== Required task ==
Set the data down again, exactly as it reads, but without the pictures.

== Dataset extract ==
- - -

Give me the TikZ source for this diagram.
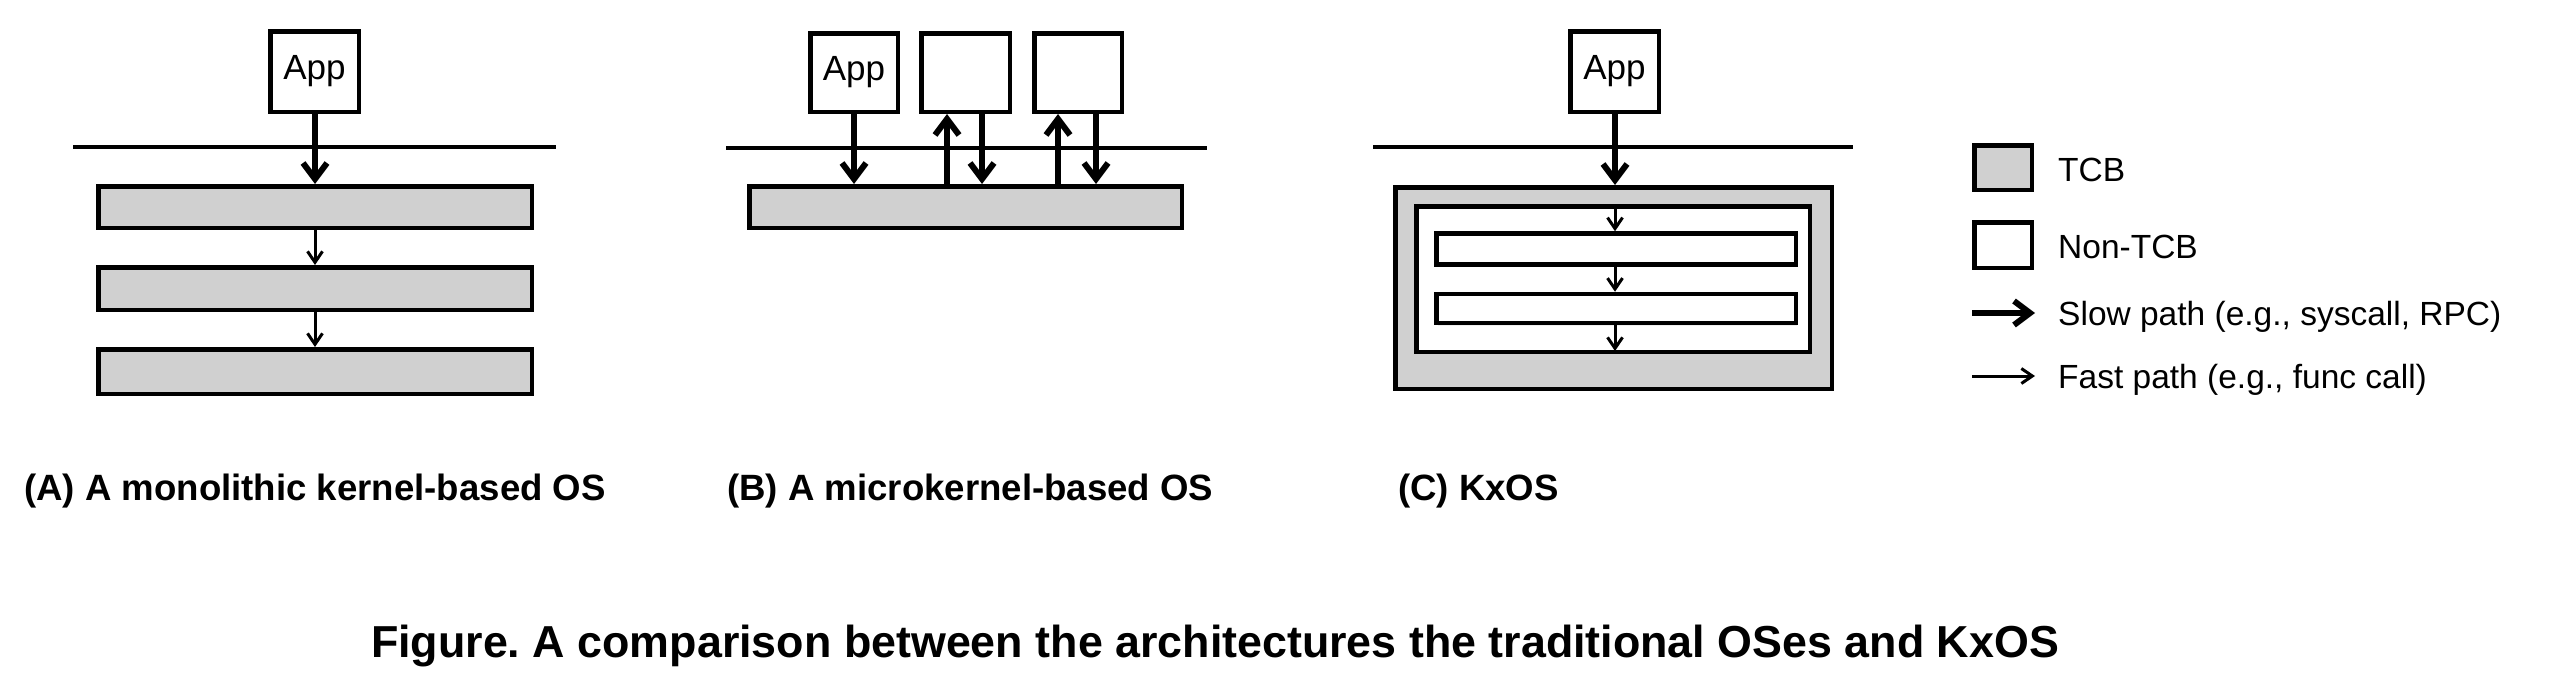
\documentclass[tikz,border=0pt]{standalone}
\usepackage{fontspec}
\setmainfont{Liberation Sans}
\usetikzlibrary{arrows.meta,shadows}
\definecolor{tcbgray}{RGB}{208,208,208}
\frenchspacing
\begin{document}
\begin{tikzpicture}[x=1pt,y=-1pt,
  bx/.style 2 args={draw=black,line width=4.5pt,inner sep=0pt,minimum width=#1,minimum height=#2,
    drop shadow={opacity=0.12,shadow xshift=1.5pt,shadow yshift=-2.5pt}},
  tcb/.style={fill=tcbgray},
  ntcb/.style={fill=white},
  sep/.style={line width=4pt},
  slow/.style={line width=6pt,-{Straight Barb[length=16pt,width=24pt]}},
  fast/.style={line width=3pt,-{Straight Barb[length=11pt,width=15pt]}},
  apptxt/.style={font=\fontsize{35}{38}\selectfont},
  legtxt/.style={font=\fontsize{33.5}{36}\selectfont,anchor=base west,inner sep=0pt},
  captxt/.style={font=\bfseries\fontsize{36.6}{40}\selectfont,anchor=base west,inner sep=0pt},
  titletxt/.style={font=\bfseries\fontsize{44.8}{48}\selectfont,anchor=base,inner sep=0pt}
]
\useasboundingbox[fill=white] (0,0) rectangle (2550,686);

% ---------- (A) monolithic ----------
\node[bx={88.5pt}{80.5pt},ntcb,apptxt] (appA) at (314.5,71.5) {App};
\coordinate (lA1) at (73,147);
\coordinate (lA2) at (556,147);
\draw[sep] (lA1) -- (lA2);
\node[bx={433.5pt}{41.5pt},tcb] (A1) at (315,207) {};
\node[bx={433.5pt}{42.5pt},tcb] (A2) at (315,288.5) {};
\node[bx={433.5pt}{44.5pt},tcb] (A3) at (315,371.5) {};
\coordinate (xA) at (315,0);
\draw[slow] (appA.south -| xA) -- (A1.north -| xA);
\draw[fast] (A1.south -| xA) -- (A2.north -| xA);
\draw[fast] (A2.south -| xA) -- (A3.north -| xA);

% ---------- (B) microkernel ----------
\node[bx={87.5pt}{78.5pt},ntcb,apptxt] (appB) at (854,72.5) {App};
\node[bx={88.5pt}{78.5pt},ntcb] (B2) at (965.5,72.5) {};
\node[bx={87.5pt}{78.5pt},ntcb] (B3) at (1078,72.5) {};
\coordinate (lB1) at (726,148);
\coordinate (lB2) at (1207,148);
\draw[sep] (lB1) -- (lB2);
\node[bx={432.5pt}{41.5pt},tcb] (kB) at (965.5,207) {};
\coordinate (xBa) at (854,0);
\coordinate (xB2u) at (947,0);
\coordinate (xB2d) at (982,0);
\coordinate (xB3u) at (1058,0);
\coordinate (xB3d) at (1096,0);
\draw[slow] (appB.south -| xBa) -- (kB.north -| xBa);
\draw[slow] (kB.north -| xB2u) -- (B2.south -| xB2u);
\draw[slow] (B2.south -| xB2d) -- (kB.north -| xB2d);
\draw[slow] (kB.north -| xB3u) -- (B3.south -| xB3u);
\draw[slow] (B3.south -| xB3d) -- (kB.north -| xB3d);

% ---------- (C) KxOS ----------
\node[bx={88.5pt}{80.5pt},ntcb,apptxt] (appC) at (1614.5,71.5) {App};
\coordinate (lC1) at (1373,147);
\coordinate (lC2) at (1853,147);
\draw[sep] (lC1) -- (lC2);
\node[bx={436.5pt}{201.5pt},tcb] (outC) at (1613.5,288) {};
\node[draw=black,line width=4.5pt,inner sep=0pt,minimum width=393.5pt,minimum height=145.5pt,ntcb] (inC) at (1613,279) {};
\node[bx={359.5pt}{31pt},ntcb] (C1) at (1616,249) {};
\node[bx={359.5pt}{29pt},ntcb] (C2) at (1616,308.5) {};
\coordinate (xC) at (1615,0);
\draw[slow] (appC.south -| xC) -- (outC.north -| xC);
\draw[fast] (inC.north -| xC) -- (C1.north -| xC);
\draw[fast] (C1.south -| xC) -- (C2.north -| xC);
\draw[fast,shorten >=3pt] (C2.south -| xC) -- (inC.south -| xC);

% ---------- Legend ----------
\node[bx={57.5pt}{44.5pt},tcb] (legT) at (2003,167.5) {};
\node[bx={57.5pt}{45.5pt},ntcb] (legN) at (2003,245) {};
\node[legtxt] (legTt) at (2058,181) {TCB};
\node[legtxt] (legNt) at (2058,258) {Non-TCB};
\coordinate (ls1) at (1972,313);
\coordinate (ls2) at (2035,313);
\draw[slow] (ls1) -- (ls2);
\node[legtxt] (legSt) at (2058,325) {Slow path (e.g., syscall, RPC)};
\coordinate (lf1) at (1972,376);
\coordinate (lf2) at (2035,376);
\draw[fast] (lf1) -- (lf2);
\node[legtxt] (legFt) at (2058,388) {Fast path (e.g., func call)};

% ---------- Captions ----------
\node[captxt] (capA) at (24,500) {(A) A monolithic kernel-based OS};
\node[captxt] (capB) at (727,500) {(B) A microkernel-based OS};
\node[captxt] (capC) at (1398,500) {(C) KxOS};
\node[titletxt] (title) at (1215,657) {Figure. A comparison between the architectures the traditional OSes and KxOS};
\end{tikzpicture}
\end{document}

- - -

== Result ==
Give me the TikZ source for this diagram.
\documentclass[tikz,border=0pt]{standalone}
\usepackage{fontspec}
\setmainfont{Liberation Sans}
\usetikzlibrary{arrows.meta,shadows}
\definecolor{tcbgray}{RGB}{208,208,208}
\frenchspacing
\begin{document}
\begin{tikzpicture}[x=1pt,y=-1pt,
  bx/.style 2 args={draw=black,line width=4.5pt,inner sep=0pt,minimum width=#1,minimum height=#2,
    drop shadow={opacity=0.12,shadow xshift=1.5pt,shadow yshift=-2.5pt}},
  tcb/.style={fill=tcbgray},
  ntcb/.style={fill=white},
  sep/.style={line width=4pt},
  slow/.style={line width=6pt,-{Straight Barb[length=16pt,width=24pt]}},
  fast/.style={line width=3pt,-{Straight Barb[length=11pt,width=15pt]}},
  apptxt/.style={font=\fontsize{35}{38}\selectfont},
  legtxt/.style={font=\fontsize{33.5}{36}\selectfont,anchor=base west,inner sep=0pt},
  captxt/.style={font=\bfseries\fontsize{36.6}{40}\selectfont,anchor=base west,inner sep=0pt},
  titletxt/.style={font=\bfseries\fontsize{44.8}{48}\selectfont,anchor=base,inner sep=0pt}
]
\useasboundingbox[fill=white] (0,0) rectangle (2550,686);

% ---------- (A) monolithic ----------
\node[bx={88.5pt}{80.5pt},ntcb,apptxt] (appA) at (314.5,71.5) {App};
\coordinate (lA1) at (73,147);
\coordinate (lA2) at (556,147);
\draw[sep] (lA1) -- (lA2);
\node[bx={433.5pt}{41.5pt},tcb] (A1) at (315,207) {};
\node[bx={433.5pt}{42.5pt},tcb] (A2) at (315,288.5) {};
\node[bx={433.5pt}{44.5pt},tcb] (A3) at (315,371.5) {};
\coordinate (xA) at (315,0);
\draw[slow] (appA.south -| xA) -- (A1.north -| xA);
\draw[fast] (A1.south -| xA) -- (A2.north -| xA);
\draw[fast] (A2.south -| xA) -- (A3.north -| xA);

% ---------- (B) microkernel ----------
\node[bx={87.5pt}{78.5pt},ntcb,apptxt] (appB) at (854,72.5) {App};
\node[bx={88.5pt}{78.5pt},ntcb] (B2) at (965.5,72.5) {};
\node[bx={87.5pt}{78.5pt},ntcb] (B3) at (1078,72.5) {};
\coordinate (lB1) at (726,148);
\coordinate (lB2) at (1207,148);
\draw[sep] (lB1) -- (lB2);
\node[bx={432.5pt}{41.5pt},tcb] (kB) at (965.5,207) {};
\coordinate (xBa) at (854,0);
\coordinate (xB2u) at (947,0);
\coordinate (xB2d) at (982,0);
\coordinate (xB3u) at (1058,0);
\coordinate (xB3d) at (1096,0);
\draw[slow] (appB.south -| xBa) -- (kB.north -| xBa);
\draw[slow] (kB.north -| xB2u) -- (B2.south -| xB2u);
\draw[slow] (B2.south -| xB2d) -- (kB.north -| xB2d);
\draw[slow] (kB.north -| xB3u) -- (B3.south -| xB3u);
\draw[slow] (B3.south -| xB3d) -- (kB.north -| xB3d);

% ---------- (C) KxOS ----------
\node[bx={88.5pt}{80.5pt},ntcb,apptxt] (appC) at (1614.5,71.5) {App};
\coordinate (lC1) at (1373,147);
\coordinate (lC2) at (1853,147);
\draw[sep] (lC1) -- (lC2);
\node[bx={436.5pt}{201.5pt},tcb] (outC) at (1613.5,288) {};
\node[draw=black,line width=4.5pt,inner sep=0pt,minimum width=393.5pt,minimum height=145.5pt,ntcb] (inC) at (1613,279) {};
\node[bx={359.5pt}{31pt},ntcb] (C1) at (1616,249) {};
\node[bx={359.5pt}{29pt},ntcb] (C2) at (1616,308.5) {};
\coordinate (xC) at (1615,0);
\draw[slow] (appC.south -| xC) -- (outC.north -| xC);
\draw[fast] (inC.north -| xC) -- (C1.north -| xC);
\draw[fast] (C1.south -| xC) -- (C2.north -| xC);
\draw[fast,shorten >=3pt] (C2.south -| xC) -- (inC.south -| xC);

% ---------- Legend ----------
\node[bx={57.5pt}{44.5pt},tcb] (legT) at (2003,167.5) {};
\node[bx={57.5pt}{45.5pt},ntcb] (legN) at (2003,245) {};
\node[legtxt] (legTt) at (2058,181) {TCB};
\node[legtxt] (legNt) at (2058,258) {Non-TCB};
\coordinate (ls1) at (1972,313);
\coordinate (ls2) at (2035,313);
\draw[slow] (ls1) -- (ls2);
\node[legtxt] (legSt) at (2058,325) {Slow path (e.g., syscall, RPC)};
\coordinate (lf1) at (1972,376);
\coordinate (lf2) at (2035,376);
\draw[fast] (lf1) -- (lf2);
\node[legtxt] (legFt) at (2058,388) {Fast path (e.g., func call)};

% ---------- Captions ----------
\node[captxt] (capA) at (24,500) {(A) A monolithic kernel-based OS};
\node[captxt] (capB) at (727,500) {(B) A microkernel-based OS};
\node[captxt] (capC) at (1398,500) {(C) KxOS};
\node[titletxt] (title) at (1215,657) {Figure. A comparison between the architectures the traditional OSes and KxOS};
\end{tikzpicture}
\end{document}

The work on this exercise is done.